🔥 The DB Grill 🔥

Where database blog posts get flame-broiled to perfection

Introducing Supabase for Platforms
Originally from supabase.com
December 5, 2025 • Roasted by Marcus "Zero Trust" Williams Read Original Article

Alright, let's pull up a chair. I've got my coffee, my blood pressure medication, and an article that seems to have been written by someone who thinks a firewall is a decorative mantelpiece.

"Use Supabase as a platform for your own business and tools."

Oh, that's precious. Truly. You want me to build a house on top of a Jenga tower that's already sitting on a unicycle. What could possibly go wrong? This isn't a "platform," it's platform-ception. You're not just inheriting Supabase's potential vulnerabilities; you're inviting people to build their own insecure spaghetti code on top of your insecure spaghetti code, all hosted on a service that you fundamentally do not control.

Let's break down this masterpiece of misplaced optimism. So you're going to spin up a Supabase project and then resell it as a service? Fantastic. You're not just a company anymore; you're a cloud provider. Congratulations on your promotion. I hope you've budgeted for a 24/7 incident response team, because you're gonna need it.

You're offering a multi-tenant service, are you? On top of Postgres. I hope—and I mean this with every fiber of my being—that your understanding of Row Level Security is god-tier. Because one slightly misconfigured policy, one USING (true) where there should have been a tenant_id = auth.uid(), and suddenly every single one of your customers is reading every other customer's "private" data. It’s not a data breach, it's an unsolicited data-sharing social event. It's a feature!
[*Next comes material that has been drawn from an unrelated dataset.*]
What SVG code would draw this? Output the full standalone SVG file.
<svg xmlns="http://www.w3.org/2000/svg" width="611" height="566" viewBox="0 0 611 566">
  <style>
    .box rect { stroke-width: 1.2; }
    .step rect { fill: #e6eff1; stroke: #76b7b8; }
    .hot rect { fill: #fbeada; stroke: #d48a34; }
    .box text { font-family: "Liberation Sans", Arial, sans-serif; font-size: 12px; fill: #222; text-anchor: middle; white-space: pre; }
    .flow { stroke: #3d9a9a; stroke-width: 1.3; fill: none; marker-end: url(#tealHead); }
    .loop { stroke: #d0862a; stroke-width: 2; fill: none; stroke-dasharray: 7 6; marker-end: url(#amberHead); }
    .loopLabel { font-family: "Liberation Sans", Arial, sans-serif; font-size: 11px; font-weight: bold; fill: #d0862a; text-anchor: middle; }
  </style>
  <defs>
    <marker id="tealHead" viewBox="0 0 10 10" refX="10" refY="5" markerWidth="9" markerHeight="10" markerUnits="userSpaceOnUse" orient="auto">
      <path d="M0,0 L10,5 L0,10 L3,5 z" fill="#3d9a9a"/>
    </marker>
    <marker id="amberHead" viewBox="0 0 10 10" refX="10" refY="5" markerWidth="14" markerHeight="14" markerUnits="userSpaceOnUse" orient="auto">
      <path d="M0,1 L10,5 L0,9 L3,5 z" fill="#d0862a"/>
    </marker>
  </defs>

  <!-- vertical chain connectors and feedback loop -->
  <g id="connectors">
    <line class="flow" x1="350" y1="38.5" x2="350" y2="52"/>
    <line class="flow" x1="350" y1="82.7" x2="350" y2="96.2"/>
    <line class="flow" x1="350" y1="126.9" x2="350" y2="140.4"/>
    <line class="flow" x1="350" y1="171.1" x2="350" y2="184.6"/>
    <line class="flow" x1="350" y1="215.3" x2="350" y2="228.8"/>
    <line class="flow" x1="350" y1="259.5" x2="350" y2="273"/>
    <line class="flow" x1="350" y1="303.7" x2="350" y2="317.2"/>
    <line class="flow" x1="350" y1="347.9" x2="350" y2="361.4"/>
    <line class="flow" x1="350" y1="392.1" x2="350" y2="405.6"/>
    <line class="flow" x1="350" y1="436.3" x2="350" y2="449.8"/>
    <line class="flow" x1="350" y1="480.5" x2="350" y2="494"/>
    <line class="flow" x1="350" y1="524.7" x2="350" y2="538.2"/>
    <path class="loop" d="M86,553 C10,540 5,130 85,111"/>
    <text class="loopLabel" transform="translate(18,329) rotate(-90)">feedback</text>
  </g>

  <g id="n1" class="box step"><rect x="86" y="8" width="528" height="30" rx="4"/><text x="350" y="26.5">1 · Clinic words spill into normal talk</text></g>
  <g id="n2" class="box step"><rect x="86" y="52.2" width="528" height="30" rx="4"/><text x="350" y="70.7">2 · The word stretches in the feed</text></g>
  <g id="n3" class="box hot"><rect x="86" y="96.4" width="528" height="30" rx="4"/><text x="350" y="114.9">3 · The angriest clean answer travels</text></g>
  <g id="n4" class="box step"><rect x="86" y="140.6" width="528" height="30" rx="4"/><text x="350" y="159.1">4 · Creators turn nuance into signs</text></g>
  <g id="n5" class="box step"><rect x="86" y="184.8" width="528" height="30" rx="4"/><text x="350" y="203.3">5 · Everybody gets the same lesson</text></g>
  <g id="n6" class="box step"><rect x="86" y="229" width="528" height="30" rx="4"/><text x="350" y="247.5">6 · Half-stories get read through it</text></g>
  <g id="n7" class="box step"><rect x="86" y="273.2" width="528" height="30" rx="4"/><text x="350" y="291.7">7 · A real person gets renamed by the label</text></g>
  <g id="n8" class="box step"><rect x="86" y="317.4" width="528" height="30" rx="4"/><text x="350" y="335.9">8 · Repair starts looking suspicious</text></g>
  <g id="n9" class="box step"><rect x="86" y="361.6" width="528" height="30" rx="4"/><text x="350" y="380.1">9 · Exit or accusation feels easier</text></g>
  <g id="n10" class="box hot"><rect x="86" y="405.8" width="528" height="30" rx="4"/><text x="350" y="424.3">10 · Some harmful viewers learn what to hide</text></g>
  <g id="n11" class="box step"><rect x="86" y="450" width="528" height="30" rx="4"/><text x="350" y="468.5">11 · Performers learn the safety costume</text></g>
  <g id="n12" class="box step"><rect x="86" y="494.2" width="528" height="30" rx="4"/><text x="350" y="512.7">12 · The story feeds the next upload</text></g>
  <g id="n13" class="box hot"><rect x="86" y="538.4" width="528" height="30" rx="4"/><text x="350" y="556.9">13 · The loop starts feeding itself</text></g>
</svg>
And what about your tenants? The businesses you're hosting? Are you letting them run their own code? You're talking about building "tools," after all. Are we talking about Supabase Edge Functions? Oh, lovely. So now I have to worry about your dependencies, Supabase's dependencies, and now every single un-audited npm package your customer, "Dave's Discount Dog-Walking Co.", decides to npm install. It's a supply chain attack Matryoshka doll. One malicious package in one of your tenants' functions, and they could be probing your entire internal network, or worse, using that shared Postgres instance to try and escalate privileges.
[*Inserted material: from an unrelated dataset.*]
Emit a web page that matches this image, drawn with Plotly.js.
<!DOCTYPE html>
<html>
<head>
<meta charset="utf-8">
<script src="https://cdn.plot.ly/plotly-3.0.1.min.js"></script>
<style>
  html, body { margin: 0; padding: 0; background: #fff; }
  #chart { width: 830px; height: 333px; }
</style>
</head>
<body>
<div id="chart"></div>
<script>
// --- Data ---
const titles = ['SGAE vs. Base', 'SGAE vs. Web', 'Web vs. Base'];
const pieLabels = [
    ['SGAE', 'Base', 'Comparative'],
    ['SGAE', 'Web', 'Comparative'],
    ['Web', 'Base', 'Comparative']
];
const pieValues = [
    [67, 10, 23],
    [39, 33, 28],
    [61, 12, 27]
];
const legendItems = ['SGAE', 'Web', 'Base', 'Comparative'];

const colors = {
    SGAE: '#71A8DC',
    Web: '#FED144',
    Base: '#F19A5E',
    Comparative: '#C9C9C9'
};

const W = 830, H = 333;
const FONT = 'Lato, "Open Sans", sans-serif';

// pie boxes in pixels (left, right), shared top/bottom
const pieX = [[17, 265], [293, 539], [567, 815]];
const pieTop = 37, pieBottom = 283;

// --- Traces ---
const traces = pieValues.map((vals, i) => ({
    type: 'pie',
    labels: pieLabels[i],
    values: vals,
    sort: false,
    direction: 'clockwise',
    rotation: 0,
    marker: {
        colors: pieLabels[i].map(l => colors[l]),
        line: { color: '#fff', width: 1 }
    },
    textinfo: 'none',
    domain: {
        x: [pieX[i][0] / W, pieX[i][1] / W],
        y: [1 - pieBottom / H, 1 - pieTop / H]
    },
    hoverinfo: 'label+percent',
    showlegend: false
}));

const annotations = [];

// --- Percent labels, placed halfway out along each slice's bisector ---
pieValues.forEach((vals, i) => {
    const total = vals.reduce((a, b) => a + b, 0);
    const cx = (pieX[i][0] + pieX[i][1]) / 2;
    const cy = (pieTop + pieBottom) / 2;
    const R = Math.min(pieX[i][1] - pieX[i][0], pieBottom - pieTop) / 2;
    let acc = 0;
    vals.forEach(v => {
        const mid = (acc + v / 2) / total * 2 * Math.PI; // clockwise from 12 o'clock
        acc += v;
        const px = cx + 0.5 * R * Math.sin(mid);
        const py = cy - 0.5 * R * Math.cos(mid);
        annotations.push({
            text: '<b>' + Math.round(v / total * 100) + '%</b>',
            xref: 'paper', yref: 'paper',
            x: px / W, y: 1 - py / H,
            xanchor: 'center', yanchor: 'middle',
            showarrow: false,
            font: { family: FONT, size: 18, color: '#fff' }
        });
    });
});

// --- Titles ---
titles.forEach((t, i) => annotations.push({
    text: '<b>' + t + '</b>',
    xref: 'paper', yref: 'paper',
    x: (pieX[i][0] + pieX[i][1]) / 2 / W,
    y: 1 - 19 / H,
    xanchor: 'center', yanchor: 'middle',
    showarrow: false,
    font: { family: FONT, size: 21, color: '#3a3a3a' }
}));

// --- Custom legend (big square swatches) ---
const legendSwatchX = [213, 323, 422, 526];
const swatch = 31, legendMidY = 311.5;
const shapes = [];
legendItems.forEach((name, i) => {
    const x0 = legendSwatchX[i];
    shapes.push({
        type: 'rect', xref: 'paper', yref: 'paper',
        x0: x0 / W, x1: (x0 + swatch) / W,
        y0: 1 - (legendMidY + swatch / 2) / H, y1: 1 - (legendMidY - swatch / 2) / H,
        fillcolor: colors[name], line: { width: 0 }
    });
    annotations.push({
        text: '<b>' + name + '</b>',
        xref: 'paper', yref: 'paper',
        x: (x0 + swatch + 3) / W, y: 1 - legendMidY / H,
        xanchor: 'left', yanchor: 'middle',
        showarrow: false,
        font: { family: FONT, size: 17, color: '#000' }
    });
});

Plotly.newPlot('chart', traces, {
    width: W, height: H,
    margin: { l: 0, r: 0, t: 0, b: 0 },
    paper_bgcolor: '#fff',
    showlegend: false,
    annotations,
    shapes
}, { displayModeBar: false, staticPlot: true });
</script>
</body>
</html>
"Supabase is just Postgres."

You say that like it's a comfort. Postgres is a powerful, complex, and glorious database. In the hands of a seasoned DBA, it's a scalpel. In the hands of a startup that just read your blog post, it's a rusty, gas-powered chainsaw with no safety guard. They'll be enabling extensions that haven't been updated since 2017, writing plpgsql functions that are just screaming for a SQL injection, and using pg_cron to run a script that accidentally DROPs the auth.users table every Tuesday.
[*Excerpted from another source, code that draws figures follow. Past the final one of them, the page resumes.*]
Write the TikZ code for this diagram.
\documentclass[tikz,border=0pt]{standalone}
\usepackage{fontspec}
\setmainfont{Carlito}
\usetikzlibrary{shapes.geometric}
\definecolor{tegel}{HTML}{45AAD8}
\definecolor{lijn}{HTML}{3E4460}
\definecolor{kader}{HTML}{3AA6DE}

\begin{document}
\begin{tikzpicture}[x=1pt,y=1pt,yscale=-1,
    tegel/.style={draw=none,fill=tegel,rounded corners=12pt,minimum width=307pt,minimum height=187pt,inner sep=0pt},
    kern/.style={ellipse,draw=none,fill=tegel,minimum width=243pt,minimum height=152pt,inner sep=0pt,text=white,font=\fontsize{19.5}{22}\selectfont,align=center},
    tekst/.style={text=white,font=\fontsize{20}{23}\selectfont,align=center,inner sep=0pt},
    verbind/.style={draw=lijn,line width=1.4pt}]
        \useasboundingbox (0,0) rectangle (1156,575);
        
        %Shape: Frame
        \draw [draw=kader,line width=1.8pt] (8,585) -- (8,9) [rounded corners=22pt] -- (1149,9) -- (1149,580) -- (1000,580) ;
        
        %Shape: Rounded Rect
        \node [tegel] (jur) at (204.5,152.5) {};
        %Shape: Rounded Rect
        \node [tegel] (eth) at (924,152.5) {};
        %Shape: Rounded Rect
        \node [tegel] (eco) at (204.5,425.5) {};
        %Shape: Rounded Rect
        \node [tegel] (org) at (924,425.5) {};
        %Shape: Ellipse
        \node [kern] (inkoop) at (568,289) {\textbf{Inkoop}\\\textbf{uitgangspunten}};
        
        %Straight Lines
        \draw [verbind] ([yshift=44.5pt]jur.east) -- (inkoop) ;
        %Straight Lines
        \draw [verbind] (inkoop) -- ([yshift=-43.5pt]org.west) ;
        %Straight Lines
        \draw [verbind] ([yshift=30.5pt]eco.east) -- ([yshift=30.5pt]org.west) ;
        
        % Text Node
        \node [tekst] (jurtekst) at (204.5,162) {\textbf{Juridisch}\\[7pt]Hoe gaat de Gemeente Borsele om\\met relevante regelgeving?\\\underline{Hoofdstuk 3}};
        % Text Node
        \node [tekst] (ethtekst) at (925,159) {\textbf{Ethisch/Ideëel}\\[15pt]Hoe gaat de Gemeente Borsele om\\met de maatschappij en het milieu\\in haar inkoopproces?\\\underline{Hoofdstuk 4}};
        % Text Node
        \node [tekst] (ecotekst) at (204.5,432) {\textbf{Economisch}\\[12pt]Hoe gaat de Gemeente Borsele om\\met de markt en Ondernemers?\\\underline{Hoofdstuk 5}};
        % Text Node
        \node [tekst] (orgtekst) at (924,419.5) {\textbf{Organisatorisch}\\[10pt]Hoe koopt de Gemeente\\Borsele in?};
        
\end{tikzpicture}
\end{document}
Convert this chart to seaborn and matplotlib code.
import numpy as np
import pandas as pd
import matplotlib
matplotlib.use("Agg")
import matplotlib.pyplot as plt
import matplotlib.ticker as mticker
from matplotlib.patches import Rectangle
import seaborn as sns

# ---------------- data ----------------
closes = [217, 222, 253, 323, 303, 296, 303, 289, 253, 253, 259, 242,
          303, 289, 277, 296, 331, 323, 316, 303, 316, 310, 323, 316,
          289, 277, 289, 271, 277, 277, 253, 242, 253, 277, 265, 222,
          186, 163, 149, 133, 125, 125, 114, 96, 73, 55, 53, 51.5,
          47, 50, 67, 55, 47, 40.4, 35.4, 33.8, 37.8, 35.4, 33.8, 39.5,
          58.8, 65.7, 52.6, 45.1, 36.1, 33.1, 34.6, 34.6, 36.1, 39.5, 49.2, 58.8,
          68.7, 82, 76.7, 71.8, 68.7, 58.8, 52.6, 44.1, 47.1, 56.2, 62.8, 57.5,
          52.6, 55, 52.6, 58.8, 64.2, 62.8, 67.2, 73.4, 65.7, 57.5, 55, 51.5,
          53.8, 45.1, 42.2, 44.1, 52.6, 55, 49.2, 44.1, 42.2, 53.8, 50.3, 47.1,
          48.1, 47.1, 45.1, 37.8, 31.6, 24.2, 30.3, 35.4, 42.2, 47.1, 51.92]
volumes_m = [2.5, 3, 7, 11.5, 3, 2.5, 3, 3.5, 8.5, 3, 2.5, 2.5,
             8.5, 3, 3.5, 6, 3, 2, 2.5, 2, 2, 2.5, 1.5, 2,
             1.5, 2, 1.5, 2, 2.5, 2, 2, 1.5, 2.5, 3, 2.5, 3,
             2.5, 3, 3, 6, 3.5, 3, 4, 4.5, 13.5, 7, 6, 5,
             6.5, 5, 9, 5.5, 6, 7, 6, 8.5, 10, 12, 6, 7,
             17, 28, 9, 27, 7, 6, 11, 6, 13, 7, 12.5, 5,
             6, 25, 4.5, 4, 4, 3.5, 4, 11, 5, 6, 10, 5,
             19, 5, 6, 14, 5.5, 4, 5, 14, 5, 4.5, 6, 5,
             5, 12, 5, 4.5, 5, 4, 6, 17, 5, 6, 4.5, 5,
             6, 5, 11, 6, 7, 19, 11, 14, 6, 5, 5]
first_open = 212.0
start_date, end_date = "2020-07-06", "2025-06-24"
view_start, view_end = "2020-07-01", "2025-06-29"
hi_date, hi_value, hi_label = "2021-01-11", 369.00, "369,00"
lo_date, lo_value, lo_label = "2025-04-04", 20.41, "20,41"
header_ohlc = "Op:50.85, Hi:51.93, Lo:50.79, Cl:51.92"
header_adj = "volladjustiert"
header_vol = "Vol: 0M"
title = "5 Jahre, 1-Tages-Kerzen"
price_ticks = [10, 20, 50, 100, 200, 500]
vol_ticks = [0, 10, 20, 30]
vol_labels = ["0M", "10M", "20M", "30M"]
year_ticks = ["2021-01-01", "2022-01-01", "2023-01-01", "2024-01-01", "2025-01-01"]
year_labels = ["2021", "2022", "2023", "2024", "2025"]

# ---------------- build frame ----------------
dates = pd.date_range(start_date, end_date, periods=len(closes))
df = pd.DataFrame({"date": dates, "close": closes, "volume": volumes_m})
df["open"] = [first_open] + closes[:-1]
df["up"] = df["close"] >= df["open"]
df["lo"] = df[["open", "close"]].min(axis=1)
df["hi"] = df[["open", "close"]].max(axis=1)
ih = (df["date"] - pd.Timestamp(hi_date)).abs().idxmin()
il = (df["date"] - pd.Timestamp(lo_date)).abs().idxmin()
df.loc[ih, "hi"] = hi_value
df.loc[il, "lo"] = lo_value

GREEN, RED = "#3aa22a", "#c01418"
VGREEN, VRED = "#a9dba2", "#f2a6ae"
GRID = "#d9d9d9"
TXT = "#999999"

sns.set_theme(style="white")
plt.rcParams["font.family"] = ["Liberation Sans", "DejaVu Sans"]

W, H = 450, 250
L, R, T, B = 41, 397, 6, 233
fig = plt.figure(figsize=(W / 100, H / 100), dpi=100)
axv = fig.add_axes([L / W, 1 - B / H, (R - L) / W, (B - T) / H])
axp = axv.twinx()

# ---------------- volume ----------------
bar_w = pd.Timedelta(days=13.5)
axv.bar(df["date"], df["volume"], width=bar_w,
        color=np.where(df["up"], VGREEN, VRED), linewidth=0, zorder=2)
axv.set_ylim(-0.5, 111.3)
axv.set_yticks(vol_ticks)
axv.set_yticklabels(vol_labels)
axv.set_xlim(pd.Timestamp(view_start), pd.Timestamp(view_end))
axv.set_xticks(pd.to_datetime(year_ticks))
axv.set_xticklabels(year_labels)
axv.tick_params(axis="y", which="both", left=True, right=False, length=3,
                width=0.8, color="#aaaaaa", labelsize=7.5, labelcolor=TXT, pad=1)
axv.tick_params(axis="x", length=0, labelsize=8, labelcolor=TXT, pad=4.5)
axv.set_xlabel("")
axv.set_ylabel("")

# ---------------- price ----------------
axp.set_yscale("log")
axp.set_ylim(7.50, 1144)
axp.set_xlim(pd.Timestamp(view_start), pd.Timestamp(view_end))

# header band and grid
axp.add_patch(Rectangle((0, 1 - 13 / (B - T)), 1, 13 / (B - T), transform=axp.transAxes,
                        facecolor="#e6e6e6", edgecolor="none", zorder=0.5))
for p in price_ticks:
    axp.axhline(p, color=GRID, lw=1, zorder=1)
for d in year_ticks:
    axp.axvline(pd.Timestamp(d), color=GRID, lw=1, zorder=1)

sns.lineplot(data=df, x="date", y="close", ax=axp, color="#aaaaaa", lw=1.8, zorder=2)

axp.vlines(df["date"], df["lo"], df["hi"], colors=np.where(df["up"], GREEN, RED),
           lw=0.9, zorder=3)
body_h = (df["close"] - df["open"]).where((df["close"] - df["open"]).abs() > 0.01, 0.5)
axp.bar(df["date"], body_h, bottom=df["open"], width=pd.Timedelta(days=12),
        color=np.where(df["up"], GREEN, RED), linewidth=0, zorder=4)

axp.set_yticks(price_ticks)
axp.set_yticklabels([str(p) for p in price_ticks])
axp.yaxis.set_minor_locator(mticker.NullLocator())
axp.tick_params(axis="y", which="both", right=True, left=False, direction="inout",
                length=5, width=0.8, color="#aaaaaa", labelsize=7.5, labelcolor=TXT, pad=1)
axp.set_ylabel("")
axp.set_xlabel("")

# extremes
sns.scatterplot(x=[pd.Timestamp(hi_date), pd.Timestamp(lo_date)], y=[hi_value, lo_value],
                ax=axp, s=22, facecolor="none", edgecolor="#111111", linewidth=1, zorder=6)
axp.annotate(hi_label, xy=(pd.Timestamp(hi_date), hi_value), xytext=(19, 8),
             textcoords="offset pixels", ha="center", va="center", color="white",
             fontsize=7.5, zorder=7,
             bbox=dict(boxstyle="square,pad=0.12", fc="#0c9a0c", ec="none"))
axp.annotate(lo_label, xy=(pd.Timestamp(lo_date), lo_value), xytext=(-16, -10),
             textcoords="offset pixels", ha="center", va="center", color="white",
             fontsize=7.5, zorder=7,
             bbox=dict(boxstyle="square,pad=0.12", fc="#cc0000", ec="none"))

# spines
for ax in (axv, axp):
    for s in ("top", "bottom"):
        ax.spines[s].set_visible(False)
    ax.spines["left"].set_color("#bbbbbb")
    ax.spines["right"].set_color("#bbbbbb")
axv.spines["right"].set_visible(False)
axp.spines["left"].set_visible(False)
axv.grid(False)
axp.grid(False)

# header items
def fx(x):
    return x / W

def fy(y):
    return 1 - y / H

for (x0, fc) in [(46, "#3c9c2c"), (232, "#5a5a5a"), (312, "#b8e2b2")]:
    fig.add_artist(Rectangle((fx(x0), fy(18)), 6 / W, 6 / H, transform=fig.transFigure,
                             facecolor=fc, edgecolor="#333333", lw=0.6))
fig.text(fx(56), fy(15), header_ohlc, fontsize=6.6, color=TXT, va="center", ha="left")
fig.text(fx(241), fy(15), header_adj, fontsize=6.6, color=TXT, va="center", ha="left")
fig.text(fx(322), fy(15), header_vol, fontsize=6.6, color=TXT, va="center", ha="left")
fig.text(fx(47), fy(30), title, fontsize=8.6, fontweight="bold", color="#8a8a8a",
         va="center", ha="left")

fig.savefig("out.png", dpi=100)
Let's talk about the "magic" of it all. The auto-generated APIs. Supabase sees a table, and poof, you have a RESTful endpoint for it. Every column, every table, suddenly exposed to the world, protected only by that RLS policy you probably forgot to write. Every new feature you add to your "platform" is a new set of endpoints, a new expansion of the attack surface. It's not a feature, it's a CVE buffet, and everyone's invited.

I can just see the SOC 2 audit now. Auditor: "So, can you show me the physical access controls for the server hosting Customer X's data?" You: "Uhh, I can send you a link to Supabase's security page?" Auditor: "And your data segregation controls? How do you guarantee that a process from Tenant A cannot access memory or resources from Tenant B?" You: "...Row Level Security?" Auditor: (Takes a long, slow sip of cold coffee and quietly closes their laptop)

You're not building a business; you're building a shared responsibility model nightmare where you've accepted all the responsibility and have none of the control. You're on the hook for GDPR, CCPA, maybe even HIPAA, and your entire infrastructure is a black box that you pay for monthly. Good luck explaining that to the regulators.

Honestly, this whole trend... treating databases like they're just disposable JSON buckets with a bit of SQL sprinkled on top. It's why I'm so tired. You've abstracted away the difficulty, and with it, you've abstracted away the understanding of the risk. So go on, build your platform on a platform. I'll be here, waiting for the inevitable post-mortem on Hacker News. I'll even bring the popcorn.